(Code that draws figures)
--- START ---

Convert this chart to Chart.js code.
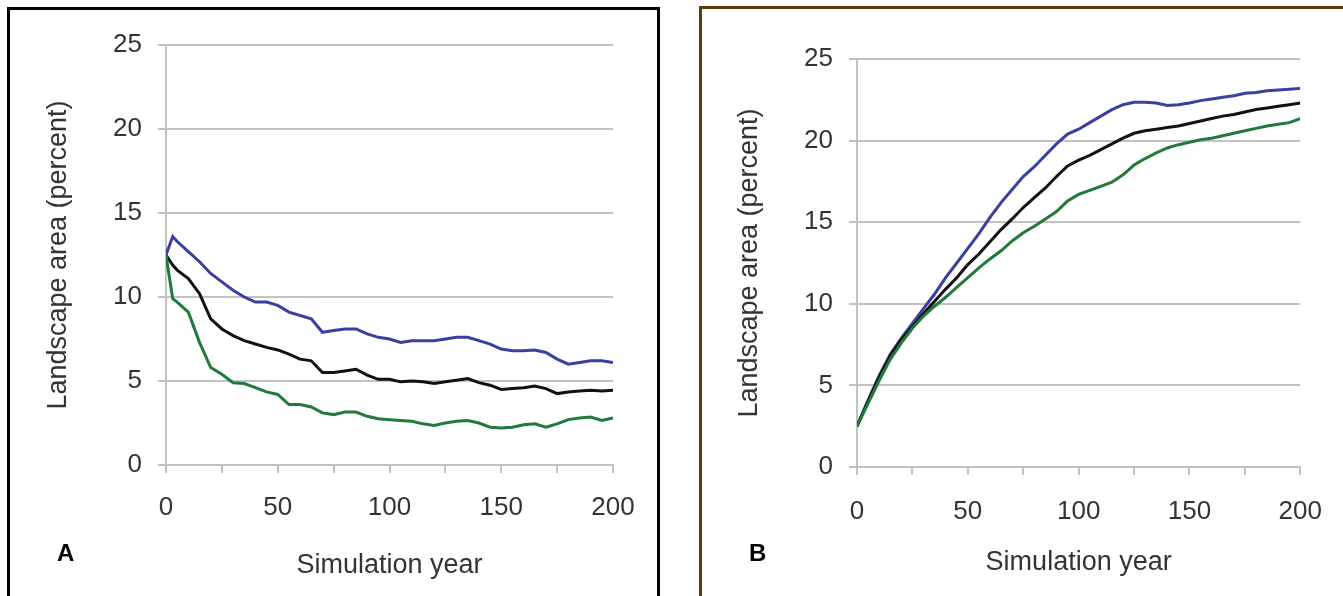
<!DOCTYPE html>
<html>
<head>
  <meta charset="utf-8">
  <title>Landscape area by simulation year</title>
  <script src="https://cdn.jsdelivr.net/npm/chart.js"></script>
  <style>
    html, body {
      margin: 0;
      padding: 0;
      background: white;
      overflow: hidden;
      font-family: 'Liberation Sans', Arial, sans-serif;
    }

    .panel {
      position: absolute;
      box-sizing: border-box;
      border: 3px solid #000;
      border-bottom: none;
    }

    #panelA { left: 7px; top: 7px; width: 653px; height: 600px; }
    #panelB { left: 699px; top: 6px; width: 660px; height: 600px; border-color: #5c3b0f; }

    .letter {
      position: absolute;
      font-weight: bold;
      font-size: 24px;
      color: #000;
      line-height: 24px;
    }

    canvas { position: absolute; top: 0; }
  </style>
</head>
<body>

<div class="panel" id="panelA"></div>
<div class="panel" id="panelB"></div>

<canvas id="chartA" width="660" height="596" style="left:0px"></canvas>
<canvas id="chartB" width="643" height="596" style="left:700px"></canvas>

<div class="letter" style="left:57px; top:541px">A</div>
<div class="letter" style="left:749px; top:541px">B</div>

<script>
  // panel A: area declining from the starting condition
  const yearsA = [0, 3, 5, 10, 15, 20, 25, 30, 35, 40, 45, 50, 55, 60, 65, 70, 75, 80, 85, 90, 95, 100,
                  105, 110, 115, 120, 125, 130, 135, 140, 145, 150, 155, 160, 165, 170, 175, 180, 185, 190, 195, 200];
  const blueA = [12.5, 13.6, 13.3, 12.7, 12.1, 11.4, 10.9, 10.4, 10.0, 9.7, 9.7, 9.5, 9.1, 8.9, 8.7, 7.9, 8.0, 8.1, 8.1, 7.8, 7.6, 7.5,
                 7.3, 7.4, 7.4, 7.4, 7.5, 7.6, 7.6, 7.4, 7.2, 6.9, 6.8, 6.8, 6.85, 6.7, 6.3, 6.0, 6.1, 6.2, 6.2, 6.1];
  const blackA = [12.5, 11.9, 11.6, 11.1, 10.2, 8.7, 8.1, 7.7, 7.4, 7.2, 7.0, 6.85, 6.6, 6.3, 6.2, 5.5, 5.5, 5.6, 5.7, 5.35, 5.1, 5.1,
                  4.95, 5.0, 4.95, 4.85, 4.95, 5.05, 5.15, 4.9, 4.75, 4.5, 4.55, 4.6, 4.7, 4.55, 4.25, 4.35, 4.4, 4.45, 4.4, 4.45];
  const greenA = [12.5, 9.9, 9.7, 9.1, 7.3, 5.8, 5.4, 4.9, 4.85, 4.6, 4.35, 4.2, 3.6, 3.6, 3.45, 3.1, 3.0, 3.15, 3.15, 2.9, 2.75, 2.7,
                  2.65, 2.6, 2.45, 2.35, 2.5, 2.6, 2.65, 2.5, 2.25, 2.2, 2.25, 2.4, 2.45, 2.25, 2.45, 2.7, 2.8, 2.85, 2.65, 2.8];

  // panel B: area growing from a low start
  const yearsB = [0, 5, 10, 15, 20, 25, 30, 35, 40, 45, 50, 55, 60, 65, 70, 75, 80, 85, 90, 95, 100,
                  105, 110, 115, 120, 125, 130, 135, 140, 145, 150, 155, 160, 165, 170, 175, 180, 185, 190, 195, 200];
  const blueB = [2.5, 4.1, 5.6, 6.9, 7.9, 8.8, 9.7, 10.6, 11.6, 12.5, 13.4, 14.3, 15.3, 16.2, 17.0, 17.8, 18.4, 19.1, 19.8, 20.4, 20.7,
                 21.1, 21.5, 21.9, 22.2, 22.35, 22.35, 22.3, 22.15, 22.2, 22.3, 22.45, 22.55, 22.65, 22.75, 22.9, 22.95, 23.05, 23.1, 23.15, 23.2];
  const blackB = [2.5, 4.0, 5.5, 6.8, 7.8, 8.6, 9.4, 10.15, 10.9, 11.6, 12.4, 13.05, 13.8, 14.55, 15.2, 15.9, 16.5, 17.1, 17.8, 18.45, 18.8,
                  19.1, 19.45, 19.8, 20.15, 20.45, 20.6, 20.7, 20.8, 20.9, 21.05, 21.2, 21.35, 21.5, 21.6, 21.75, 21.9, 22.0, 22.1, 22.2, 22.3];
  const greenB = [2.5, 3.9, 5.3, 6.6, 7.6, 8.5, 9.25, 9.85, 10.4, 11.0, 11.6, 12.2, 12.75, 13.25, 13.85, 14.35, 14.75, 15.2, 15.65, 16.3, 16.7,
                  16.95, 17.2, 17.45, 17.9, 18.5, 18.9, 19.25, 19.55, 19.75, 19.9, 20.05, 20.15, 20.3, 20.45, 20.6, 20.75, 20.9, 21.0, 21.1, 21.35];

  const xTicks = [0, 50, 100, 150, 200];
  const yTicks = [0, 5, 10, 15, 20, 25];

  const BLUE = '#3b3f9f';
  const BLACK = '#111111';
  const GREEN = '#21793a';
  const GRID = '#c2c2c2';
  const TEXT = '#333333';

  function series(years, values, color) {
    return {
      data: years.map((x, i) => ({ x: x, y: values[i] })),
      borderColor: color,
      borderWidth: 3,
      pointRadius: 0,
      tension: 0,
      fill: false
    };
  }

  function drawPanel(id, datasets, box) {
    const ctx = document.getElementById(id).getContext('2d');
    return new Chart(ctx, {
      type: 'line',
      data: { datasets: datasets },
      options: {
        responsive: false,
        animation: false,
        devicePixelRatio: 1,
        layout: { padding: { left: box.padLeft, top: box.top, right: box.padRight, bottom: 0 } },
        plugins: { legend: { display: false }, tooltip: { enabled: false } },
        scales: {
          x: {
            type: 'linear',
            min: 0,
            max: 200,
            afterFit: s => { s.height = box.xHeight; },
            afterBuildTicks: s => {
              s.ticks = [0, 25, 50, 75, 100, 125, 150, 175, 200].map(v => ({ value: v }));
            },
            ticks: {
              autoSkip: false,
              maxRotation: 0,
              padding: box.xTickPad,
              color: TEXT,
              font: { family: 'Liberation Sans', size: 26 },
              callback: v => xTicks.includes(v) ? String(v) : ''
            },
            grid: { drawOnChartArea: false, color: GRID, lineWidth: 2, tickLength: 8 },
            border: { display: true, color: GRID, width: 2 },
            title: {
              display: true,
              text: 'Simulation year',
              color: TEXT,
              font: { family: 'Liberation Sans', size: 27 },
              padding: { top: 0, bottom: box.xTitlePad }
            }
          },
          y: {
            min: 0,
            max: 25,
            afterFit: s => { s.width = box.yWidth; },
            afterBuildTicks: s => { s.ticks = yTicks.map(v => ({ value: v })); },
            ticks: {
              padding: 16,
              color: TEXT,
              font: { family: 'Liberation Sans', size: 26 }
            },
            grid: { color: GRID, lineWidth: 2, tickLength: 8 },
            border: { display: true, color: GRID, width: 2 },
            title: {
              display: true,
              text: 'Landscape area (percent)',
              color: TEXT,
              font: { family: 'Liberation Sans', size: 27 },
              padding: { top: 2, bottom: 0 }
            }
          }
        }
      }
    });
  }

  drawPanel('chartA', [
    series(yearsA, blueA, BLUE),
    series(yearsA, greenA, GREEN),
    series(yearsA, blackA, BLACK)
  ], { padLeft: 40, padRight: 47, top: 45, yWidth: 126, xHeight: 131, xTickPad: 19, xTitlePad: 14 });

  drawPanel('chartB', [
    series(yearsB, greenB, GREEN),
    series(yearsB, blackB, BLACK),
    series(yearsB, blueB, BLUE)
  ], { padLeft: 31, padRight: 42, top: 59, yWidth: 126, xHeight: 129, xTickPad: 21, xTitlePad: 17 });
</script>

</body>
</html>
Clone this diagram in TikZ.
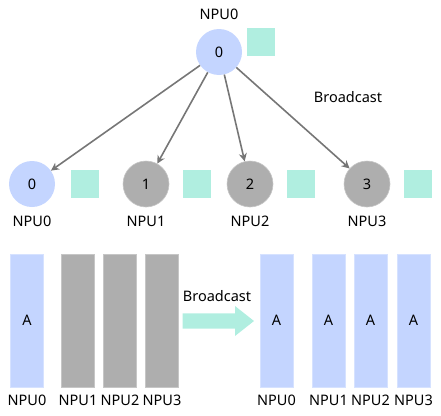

--- END ---

● **Objective**
Reproduce every record above exactly, omitting the pictures.

● **Correct response**
Convert this chart to Chart.js code.
<!DOCTYPE html>
<html>
<head>
  <meta charset="utf-8">
  <title>Landscape area by simulation year</title>
  <script src="https://cdn.jsdelivr.net/npm/chart.js"></script>
  <style>
    html, body {
      margin: 0;
      padding: 0;
      background: white;
      overflow: hidden;
      font-family: 'Liberation Sans', Arial, sans-serif;
    }

    .panel {
      position: absolute;
      box-sizing: border-box;
      border: 3px solid #000;
      border-bottom: none;
    }

    #panelA { left: 7px; top: 7px; width: 653px; height: 600px; }
    #panelB { left: 699px; top: 6px; width: 660px; height: 600px; border-color: #5c3b0f; }

    .letter {
      position: absolute;
      font-weight: bold;
      font-size: 24px;
      color: #000;
      line-height: 24px;
    }

    canvas { position: absolute; top: 0; }
  </style>
</head>
<body>

<div class="panel" id="panelA"></div>
<div class="panel" id="panelB"></div>

<canvas id="chartA" width="660" height="596" style="left:0px"></canvas>
<canvas id="chartB" width="643" height="596" style="left:700px"></canvas>

<div class="letter" style="left:57px; top:541px">A</div>
<div class="letter" style="left:749px; top:541px">B</div>

<script>
  // panel A: area declining from the starting condition
  const yearsA = [0, 3, 5, 10, 15, 20, 25, 30, 35, 40, 45, 50, 55, 60, 65, 70, 75, 80, 85, 90, 95, 100,
                  105, 110, 115, 120, 125, 130, 135, 140, 145, 150, 155, 160, 165, 170, 175, 180, 185, 190, 195, 200];
  const blueA = [12.5, 13.6, 13.3, 12.7, 12.1, 11.4, 10.9, 10.4, 10.0, 9.7, 9.7, 9.5, 9.1, 8.9, 8.7, 7.9, 8.0, 8.1, 8.1, 7.8, 7.6, 7.5,
                 7.3, 7.4, 7.4, 7.4, 7.5, 7.6, 7.6, 7.4, 7.2, 6.9, 6.8, 6.8, 6.85, 6.7, 6.3, 6.0, 6.1, 6.2, 6.2, 6.1];
  const blackA = [12.5, 11.9, 11.6, 11.1, 10.2, 8.7, 8.1, 7.7, 7.4, 7.2, 7.0, 6.85, 6.6, 6.3, 6.2, 5.5, 5.5, 5.6, 5.7, 5.35, 5.1, 5.1,
                  4.95, 5.0, 4.95, 4.85, 4.95, 5.05, 5.15, 4.9, 4.75, 4.5, 4.55, 4.6, 4.7, 4.55, 4.25, 4.35, 4.4, 4.45, 4.4, 4.45];
  const greenA = [12.5, 9.9, 9.7, 9.1, 7.3, 5.8, 5.4, 4.9, 4.85, 4.6, 4.35, 4.2, 3.6, 3.6, 3.45, 3.1, 3.0, 3.15, 3.15, 2.9, 2.75, 2.7,
                  2.65, 2.6, 2.45, 2.35, 2.5, 2.6, 2.65, 2.5, 2.25, 2.2, 2.25, 2.4, 2.45, 2.25, 2.45, 2.7, 2.8, 2.85, 2.65, 2.8];

  // panel B: area growing from a low start
  const yearsB = [0, 5, 10, 15, 20, 25, 30, 35, 40, 45, 50, 55, 60, 65, 70, 75, 80, 85, 90, 95, 100,
                  105, 110, 115, 120, 125, 130, 135, 140, 145, 150, 155, 160, 165, 170, 175, 180, 185, 190, 195, 200];
  const blueB = [2.5, 4.1, 5.6, 6.9, 7.9, 8.8, 9.7, 10.6, 11.6, 12.5, 13.4, 14.3, 15.3, 16.2, 17.0, 17.8, 18.4, 19.1, 19.8, 20.4, 20.7,
                 21.1, 21.5, 21.9, 22.2, 22.35, 22.35, 22.3, 22.15, 22.2, 22.3, 22.45, 22.55, 22.65, 22.75, 22.9, 22.95, 23.05, 23.1, 23.15, 23.2];
  const blackB = [2.5, 4.0, 5.5, 6.8, 7.8, 8.6, 9.4, 10.15, 10.9, 11.6, 12.4, 13.05, 13.8, 14.55, 15.2, 15.9, 16.5, 17.1, 17.8, 18.45, 18.8,
                  19.1, 19.45, 19.8, 20.15, 20.45, 20.6, 20.7, 20.8, 20.9, 21.05, 21.2, 21.35, 21.5, 21.6, 21.75, 21.9, 22.0, 22.1, 22.2, 22.3];
  const greenB = [2.5, 3.9, 5.3, 6.6, 7.6, 8.5, 9.25, 9.85, 10.4, 11.0, 11.6, 12.2, 12.75, 13.25, 13.85, 14.35, 14.75, 15.2, 15.65, 16.3, 16.7,
                  16.95, 17.2, 17.45, 17.9, 18.5, 18.9, 19.25, 19.55, 19.75, 19.9, 20.05, 20.15, 20.3, 20.45, 20.6, 20.75, 20.9, 21.0, 21.1, 21.35];

  const xTicks = [0, 50, 100, 150, 200];
  const yTicks = [0, 5, 10, 15, 20, 25];

  const BLUE = '#3b3f9f';
  const BLACK = '#111111';
  const GREEN = '#21793a';
  const GRID = '#c2c2c2';
  const TEXT = '#333333';

  function series(years, values, color) {
    return {
      data: years.map((x, i) => ({ x: x, y: values[i] })),
      borderColor: color,
      borderWidth: 3,
      pointRadius: 0,
      tension: 0,
      fill: false
    };
  }

  function drawPanel(id, datasets, box) {
    const ctx = document.getElementById(id).getContext('2d');
    return new Chart(ctx, {
      type: 'line',
      data: { datasets: datasets },
      options: {
        responsive: false,
        animation: false,
        devicePixelRatio: 1,
        layout: { padding: { left: box.padLeft, top: box.top, right: box.padRight, bottom: 0 } },
        plugins: { legend: { display: false }, tooltip: { enabled: false } },
        scales: {
          x: {
            type: 'linear',
            min: 0,
            max: 200,
            afterFit: s => { s.height = box.xHeight; },
            afterBuildTicks: s => {
              s.ticks = [0, 25, 50, 75, 100, 125, 150, 175, 200].map(v => ({ value: v }));
            },
            ticks: {
              autoSkip: false,
              maxRotation: 0,
              padding: box.xTickPad,
              color: TEXT,
              font: { family: 'Liberation Sans', size: 26 },
              callback: v => xTicks.includes(v) ? String(v) : ''
            },
            grid: { drawOnChartArea: false, color: GRID, lineWidth: 2, tickLength: 8 },
            border: { display: true, color: GRID, width: 2 },
            title: {
              display: true,
              text: 'Simulation year',
              color: TEXT,
              font: { family: 'Liberation Sans', size: 27 },
              padding: { top: 0, bottom: box.xTitlePad }
            }
          },
          y: {
            min: 0,
            max: 25,
            afterFit: s => { s.width = box.yWidth; },
            afterBuildTicks: s => { s.ticks = yTicks.map(v => ({ value: v })); },
            ticks: {
              padding: 16,
              color: TEXT,
              font: { family: 'Liberation Sans', size: 26 }
            },
            grid: { color: GRID, lineWidth: 2, tickLength: 8 },
            border: { display: true, color: GRID, width: 2 },
            title: {
              display: true,
              text: 'Landscape area (percent)',
              color: TEXT,
              font: { family: 'Liberation Sans', size: 27 },
              padding: { top: 2, bottom: 0 }
            }
          }
        }
      }
    });
  }

  drawPanel('chartA', [
    series(yearsA, blueA, BLUE),
    series(yearsA, greenA, GREEN),
    series(yearsA, blackA, BLACK)
  ], { padLeft: 40, padRight: 47, top: 45, yWidth: 126, xHeight: 131, xTickPad: 19, xTitlePad: 14 });

  drawPanel('chartB', [
    series(yearsB, greenB, GREEN),
    series(yearsB, blackB, BLACK),
    series(yearsB, blueB, BLUE)
  ], { padLeft: 31, padRight: 42, top: 59, yWidth: 126, xHeight: 129, xTickPad: 21, xTitlePad: 17 });
</script>

</body>
</html>
Clone this diagram in TikZ.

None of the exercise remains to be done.